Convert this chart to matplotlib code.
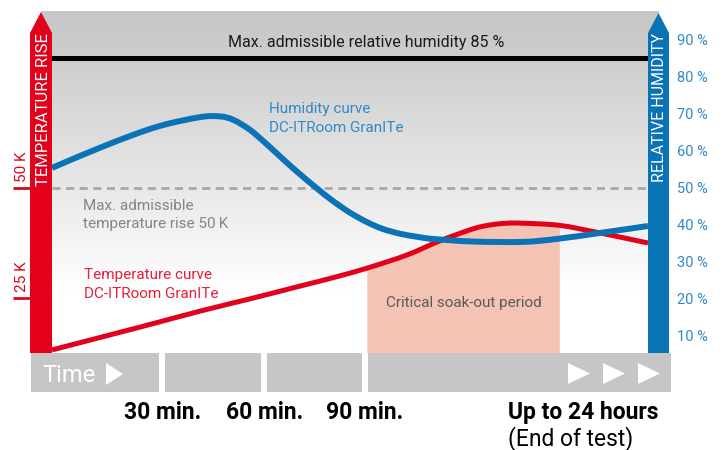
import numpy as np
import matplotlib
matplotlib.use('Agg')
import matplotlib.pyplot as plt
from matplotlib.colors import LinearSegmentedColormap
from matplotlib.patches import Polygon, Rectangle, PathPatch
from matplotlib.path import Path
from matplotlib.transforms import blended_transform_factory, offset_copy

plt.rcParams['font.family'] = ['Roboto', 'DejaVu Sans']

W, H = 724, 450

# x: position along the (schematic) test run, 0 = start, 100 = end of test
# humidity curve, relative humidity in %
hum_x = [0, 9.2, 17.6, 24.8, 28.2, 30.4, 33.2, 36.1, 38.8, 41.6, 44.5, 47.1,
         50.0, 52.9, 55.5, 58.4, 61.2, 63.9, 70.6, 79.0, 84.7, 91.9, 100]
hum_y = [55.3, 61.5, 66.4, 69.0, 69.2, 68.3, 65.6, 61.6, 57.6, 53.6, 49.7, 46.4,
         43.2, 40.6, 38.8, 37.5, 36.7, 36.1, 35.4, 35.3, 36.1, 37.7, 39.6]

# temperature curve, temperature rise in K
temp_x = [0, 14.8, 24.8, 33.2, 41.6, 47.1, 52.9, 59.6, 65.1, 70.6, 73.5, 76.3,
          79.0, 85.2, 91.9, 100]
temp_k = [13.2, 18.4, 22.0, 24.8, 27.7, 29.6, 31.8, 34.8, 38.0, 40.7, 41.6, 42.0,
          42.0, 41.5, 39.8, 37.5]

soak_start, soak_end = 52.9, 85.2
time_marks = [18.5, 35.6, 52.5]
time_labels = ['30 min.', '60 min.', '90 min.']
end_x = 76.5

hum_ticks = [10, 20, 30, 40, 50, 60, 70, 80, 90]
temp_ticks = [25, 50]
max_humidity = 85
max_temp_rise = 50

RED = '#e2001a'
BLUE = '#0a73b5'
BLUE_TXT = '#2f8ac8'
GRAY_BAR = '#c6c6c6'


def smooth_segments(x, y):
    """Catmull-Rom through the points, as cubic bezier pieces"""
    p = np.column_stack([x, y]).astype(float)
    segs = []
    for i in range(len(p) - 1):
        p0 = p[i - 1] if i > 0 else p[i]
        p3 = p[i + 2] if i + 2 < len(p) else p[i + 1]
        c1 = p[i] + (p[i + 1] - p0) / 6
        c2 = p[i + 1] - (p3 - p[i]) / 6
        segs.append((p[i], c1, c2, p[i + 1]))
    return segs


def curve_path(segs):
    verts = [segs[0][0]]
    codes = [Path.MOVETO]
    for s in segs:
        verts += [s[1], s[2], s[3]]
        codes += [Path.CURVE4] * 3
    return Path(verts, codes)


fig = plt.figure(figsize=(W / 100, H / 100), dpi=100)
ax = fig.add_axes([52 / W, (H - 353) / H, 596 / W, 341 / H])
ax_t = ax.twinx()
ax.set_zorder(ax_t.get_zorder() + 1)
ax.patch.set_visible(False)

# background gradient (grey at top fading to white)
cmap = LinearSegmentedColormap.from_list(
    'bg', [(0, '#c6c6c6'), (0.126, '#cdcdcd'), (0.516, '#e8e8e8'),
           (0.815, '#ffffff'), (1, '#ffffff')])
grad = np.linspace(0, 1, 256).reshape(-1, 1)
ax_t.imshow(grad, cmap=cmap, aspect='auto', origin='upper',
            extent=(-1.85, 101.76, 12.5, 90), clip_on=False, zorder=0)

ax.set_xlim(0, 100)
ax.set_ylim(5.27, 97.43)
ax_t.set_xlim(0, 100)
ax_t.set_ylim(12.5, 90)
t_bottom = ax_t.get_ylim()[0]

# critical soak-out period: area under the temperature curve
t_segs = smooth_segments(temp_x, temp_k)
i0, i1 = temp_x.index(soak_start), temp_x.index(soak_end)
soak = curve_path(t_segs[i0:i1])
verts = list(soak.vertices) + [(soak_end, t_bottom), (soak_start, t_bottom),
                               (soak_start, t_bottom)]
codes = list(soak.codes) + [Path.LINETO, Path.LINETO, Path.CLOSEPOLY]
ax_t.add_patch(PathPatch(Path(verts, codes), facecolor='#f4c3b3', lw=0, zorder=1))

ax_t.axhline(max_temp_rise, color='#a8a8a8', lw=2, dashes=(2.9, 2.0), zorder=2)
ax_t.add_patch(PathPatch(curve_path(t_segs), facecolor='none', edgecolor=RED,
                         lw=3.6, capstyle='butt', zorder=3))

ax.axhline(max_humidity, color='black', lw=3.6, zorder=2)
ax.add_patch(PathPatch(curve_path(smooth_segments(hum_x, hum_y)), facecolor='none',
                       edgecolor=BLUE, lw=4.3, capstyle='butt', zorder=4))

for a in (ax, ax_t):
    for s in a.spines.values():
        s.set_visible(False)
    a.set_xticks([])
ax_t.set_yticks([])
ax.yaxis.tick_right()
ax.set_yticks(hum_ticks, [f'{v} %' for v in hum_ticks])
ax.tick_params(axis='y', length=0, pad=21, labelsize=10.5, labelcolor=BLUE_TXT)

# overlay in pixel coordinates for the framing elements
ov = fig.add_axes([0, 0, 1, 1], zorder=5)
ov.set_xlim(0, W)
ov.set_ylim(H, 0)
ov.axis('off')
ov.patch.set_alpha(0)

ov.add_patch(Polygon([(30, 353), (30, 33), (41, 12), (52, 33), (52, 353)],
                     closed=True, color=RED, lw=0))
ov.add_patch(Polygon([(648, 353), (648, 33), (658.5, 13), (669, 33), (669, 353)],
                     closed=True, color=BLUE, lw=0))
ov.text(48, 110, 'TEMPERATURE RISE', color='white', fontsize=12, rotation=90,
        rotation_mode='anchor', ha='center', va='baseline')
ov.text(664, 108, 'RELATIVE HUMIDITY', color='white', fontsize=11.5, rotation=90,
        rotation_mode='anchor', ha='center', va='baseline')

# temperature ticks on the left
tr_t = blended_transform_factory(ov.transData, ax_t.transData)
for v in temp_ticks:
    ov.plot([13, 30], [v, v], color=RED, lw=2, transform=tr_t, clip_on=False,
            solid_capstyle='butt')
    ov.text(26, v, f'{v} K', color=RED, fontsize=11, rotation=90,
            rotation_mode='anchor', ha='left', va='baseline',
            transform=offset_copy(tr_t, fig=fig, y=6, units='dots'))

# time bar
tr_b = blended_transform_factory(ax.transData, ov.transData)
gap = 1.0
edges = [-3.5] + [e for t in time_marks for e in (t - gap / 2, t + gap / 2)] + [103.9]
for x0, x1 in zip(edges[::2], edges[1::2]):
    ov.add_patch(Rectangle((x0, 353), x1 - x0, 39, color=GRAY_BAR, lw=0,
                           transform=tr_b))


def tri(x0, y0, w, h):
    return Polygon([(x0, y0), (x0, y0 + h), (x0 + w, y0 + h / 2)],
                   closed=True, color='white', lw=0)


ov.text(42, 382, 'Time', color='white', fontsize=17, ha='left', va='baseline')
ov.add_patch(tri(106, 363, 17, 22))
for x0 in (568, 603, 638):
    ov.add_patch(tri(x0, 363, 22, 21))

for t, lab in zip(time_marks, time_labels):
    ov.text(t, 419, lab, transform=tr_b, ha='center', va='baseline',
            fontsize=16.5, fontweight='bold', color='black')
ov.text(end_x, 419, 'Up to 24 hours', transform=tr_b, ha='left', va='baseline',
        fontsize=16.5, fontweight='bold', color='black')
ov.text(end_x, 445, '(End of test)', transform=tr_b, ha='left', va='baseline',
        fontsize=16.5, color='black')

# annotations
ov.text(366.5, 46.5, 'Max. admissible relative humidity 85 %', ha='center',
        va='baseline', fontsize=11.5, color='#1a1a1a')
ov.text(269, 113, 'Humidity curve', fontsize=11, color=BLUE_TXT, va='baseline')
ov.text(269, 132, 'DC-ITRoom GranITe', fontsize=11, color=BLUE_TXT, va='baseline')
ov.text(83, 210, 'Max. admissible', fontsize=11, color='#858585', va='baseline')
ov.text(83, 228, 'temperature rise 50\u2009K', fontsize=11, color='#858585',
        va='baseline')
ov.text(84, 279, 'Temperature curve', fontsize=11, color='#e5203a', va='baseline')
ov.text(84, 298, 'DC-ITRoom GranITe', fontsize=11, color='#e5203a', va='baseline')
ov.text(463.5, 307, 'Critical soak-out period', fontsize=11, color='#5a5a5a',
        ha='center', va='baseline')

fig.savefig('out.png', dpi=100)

==============================

### WHAT THE EXERCISE ASKS
Copy out the lines that hold "matplotlib".

### WRITTEN RESPONSE
Convert this chart to matplotlib code.
import matplotlib
matplotlib.use('Agg')
import matplotlib.pyplot as plt
from matplotlib.colors import LinearSegmentedColormap
from matplotlib.patches import Polygon, Rectangle, PathPatch
from matplotlib.path import Path
from matplotlib.transforms import blended_transform_factory, offset_copy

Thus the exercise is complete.